* To do *
Reproduce the listing exactly, with no pictures in your copy.

* Collected material *
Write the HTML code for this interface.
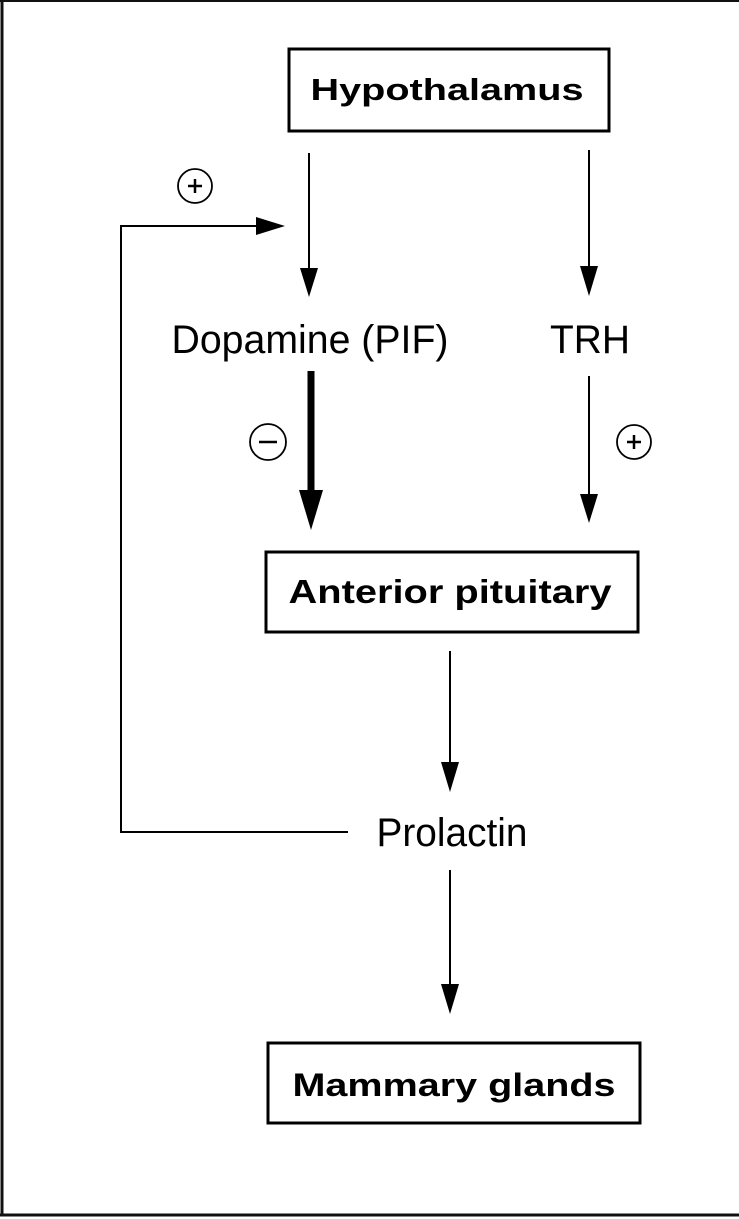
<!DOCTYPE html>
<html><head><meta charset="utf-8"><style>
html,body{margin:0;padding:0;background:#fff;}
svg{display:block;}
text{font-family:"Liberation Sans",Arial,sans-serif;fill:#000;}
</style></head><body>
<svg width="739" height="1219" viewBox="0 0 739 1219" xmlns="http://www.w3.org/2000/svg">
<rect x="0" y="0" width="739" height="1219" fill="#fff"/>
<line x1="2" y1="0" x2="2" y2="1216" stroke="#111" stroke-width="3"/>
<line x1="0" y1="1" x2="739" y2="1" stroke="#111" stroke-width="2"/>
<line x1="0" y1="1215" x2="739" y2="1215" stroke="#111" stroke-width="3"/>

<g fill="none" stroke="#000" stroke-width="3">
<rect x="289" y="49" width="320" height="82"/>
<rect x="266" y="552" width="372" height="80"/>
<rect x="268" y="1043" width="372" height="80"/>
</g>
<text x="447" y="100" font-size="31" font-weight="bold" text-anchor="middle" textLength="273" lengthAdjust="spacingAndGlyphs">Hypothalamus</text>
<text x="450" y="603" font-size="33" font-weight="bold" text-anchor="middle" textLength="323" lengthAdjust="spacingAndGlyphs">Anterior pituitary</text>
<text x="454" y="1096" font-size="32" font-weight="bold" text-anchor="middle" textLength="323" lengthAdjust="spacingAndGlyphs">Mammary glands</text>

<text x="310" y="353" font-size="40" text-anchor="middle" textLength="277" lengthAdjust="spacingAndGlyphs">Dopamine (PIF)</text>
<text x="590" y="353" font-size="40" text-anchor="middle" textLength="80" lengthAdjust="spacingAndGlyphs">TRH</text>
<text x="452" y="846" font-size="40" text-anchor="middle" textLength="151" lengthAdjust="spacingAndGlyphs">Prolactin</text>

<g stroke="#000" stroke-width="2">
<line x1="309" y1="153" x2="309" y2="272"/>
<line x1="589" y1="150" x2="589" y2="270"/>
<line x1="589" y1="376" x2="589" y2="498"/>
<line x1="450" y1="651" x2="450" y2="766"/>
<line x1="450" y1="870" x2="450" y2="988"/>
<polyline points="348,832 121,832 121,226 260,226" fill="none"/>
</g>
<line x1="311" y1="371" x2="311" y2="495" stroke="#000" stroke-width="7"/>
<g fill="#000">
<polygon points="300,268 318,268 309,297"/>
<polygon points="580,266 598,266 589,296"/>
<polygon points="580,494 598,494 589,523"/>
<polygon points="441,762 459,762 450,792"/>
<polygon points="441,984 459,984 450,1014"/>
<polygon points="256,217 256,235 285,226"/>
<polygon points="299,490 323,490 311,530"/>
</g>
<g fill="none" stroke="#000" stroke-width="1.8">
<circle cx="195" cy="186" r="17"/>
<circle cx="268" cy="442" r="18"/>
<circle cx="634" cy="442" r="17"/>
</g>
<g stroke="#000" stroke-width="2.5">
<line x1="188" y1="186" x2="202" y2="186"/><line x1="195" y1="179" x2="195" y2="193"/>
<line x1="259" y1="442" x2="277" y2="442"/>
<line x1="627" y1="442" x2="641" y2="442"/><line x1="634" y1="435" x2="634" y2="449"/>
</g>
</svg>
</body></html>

* Solution to the problem *
Write the HTML code for this interface.
<!DOCTYPE html>
<html><head><meta charset="utf-8"><style>
html,body{margin:0;padding:0;background:#fff;}
svg{display:block;}
text{font-family:"Liberation Sans",Arial,sans-serif;fill:#000;}
</style></head><body>
<svg width="739" height="1219" viewBox="0 0 739 1219" xmlns="http://www.w3.org/2000/svg">
<rect x="0" y="0" width="739" height="1219" fill="#fff"/>
<line x1="2" y1="0" x2="2" y2="1216" stroke="#111" stroke-width="3"/>
<line x1="0" y1="1" x2="739" y2="1" stroke="#111" stroke-width="2"/>
<line x1="0" y1="1215" x2="739" y2="1215" stroke="#111" stroke-width="3"/>

<g fill="none" stroke="#000" stroke-width="3">
<rect x="289" y="49" width="320" height="82"/>
<rect x="266" y="552" width="372" height="80"/>
<rect x="268" y="1043" width="372" height="80"/>
</g>
<text x="447" y="100" font-size="31" font-weight="bold" text-anchor="middle" textLength="273" lengthAdjust="spacingAndGlyphs">Hypothalamus</text>
<text x="450" y="603" font-size="33" font-weight="bold" text-anchor="middle" textLength="323" lengthAdjust="spacingAndGlyphs">Anterior pituitary</text>
<text x="454" y="1096" font-size="32" font-weight="bold" text-anchor="middle" textLength="323" lengthAdjust="spacingAndGlyphs">Mammary glands</text>

<text x="310" y="353" font-size="40" text-anchor="middle" textLength="277" lengthAdjust="spacingAndGlyphs">Dopamine (PIF)</text>
<text x="590" y="353" font-size="40" text-anchor="middle" textLength="80" lengthAdjust="spacingAndGlyphs">TRH</text>
<text x="452" y="846" font-size="40" text-anchor="middle" textLength="151" lengthAdjust="spacingAndGlyphs">Prolactin</text>

<g stroke="#000" stroke-width="2">
<line x1="309" y1="153" x2="309" y2="272"/>
<line x1="589" y1="150" x2="589" y2="270"/>
<line x1="589" y1="376" x2="589" y2="498"/>
<line x1="450" y1="651" x2="450" y2="766"/>
<line x1="450" y1="870" x2="450" y2="988"/>
<polyline points="348,832 121,832 121,226 260,226" fill="none"/>
</g>
<line x1="311" y1="371" x2="311" y2="495" stroke="#000" stroke-width="7"/>
<g fill="#000">
<polygon points="300,268 318,268 309,297"/>
<polygon points="580,266 598,266 589,296"/>
<polygon points="580,494 598,494 589,523"/>
<polygon points="441,762 459,762 450,792"/>
<polygon points="441,984 459,984 450,1014"/>
<polygon points="256,217 256,235 285,226"/>
<polygon points="299,490 323,490 311,530"/>
</g>
<g fill="none" stroke="#000" stroke-width="1.8">
<circle cx="195" cy="186" r="17"/>
<circle cx="268" cy="442" r="18"/>
<circle cx="634" cy="442" r="17"/>
</g>
<g stroke="#000" stroke-width="2.5">
<line x1="188" y1="186" x2="202" y2="186"/><line x1="195" y1="179" x2="195" y2="193"/>
<line x1="259" y1="442" x2="277" y2="442"/>
<line x1="627" y1="442" x2="641" y2="442"/><line x1="634" y1="435" x2="634" y2="449"/>
</g>
</svg>
</body></html>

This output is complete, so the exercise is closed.